Sue Davis, associate professor and chair of the political science department, is acutely familiar with the worries that haunt her students. Sure, there’s all the reading, research, writing, and testing that she and her fellow professors assign (and none of it is easy). But students are also, and quite naturally, concerned with what happens after all that work—when the diploma is in hand and a new chapter of life begins. How do they find a job? And where do they look? What’s the best way to build a network? Should they consider a master’s degree? When? The list goes on…

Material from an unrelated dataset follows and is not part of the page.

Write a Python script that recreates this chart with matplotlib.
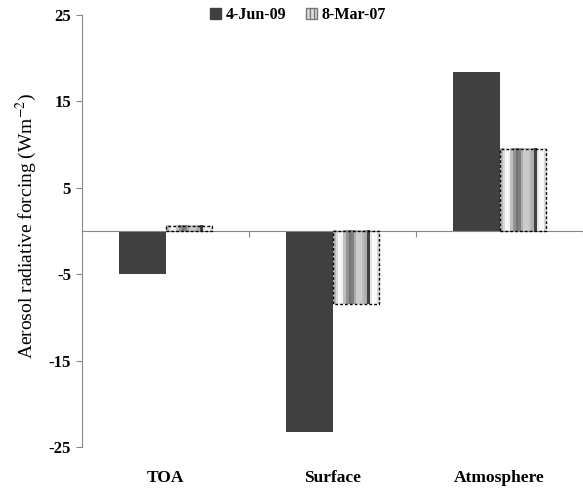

So to help political science majors consider the possibilities, last week the department welcomed back four alumni who have graduated within the previous seven years but otherwise have followed very different paths. They included Marc Anderson ’07, an analyst at OpenChime.com and M.B.A. candidate at the University of Chicago; Julie Black ’05, former DCGA president, former intern and staffer to Senator Richard Lugar ’54, and current senior public policy specialist at Patton Boggs LLC; Adam Crowther ’07, public policy research analyst at Northwestern University who holds a master’s from Duke University; and Meghan Hofert-Gebhardt ’07, who received her M.Ed. in higher education administration from Loyola and is currently a manager at the Academy of Nutrition and Dietetics.

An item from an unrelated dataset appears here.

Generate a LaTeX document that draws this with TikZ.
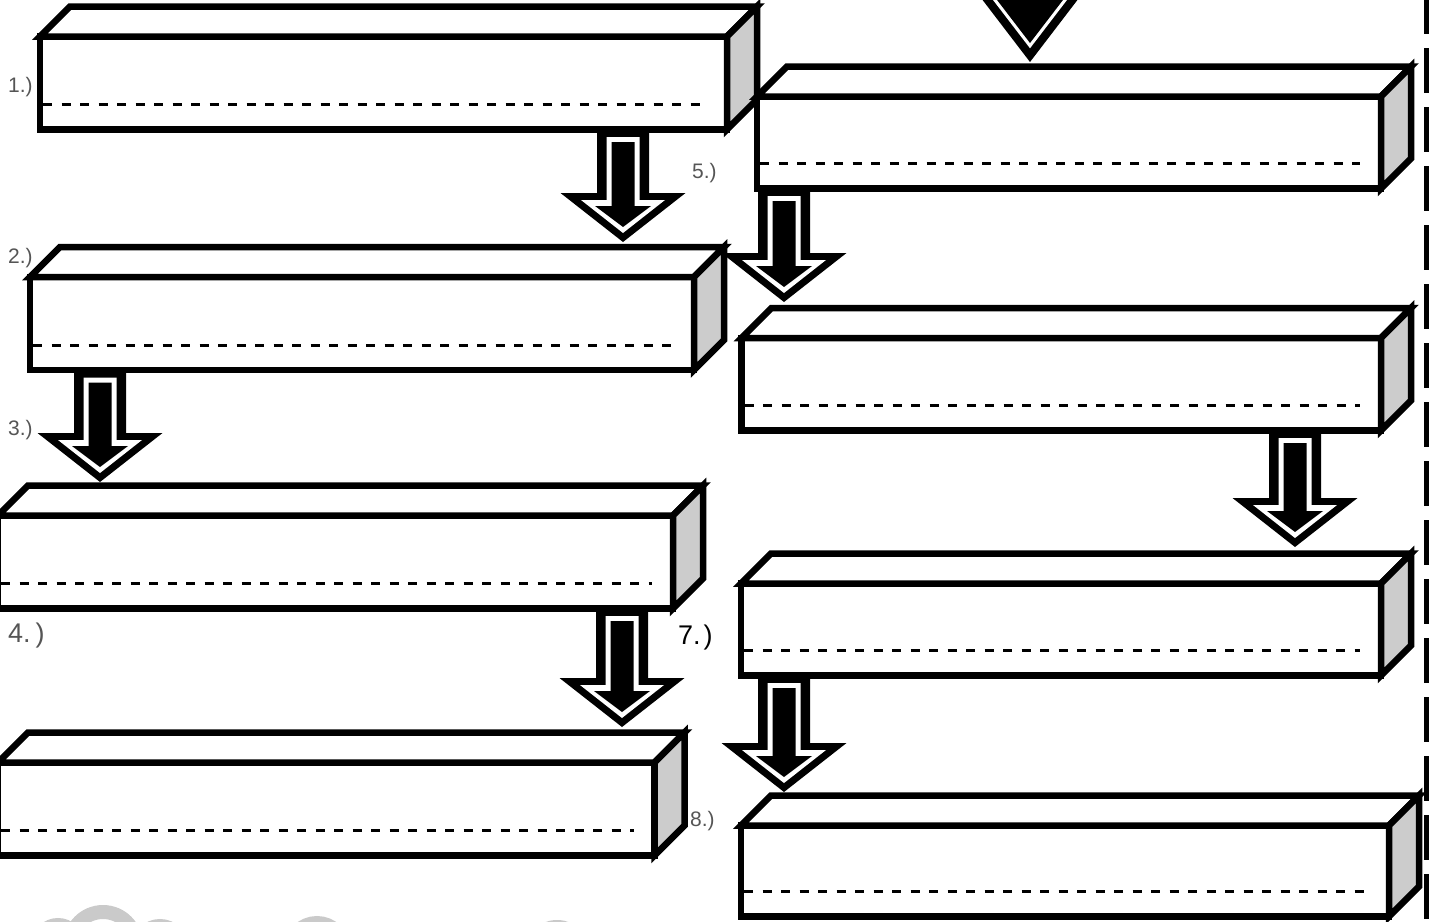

Each had their own story to tell, and all had individual and collective wisdom to share with current students. Here’s just a touch of their advice:
- Most master’s programs will want you to have a couple of years of some kind of experience. Put that time to use to think about what you’re interested in and why, and explore those options.
- Learning what’s meaningful and important takes time. Don’t panic if you don’t discover or know that right away.
- Don’t be afraid to try new things. Sometimes you can’t move ahead in a field without getting away from it and getting additional experience.
- Go to Denison’s Writing Center. Of all the skills you’ll need, one of the most important is being able to communicate clearly and effectively in writing.
- But also work on leadership and verbal communication, and especially all those things you may not be comfortable with. Take time to learn your strengths and weaknesses and know how to use them.
- Be very mindful of your social networking presence. A lot of potential employers will judge you based on what they learn about you from your digital history.
- Don’t rule out starting your own business someday. Denison has a strong tradition of entrepreneurs, who have what it takes to succeed because, in part, of what they learned here.
- Alumni are generally very responsive to students and young alumni who are trying to network. Just do so with a purpose, do your research and know why you want to reach out to someone.
- Don’t be over-zealous in networking, but don’t let your contacts become idle. Try to check in with people at least once or twice a year, just to keep them in the loop and let them know you’re thinking of them.
- Wherever you go, whatever you do, try to be prepared to make the “elevator speech” for who you are and how you can bring value to someone else.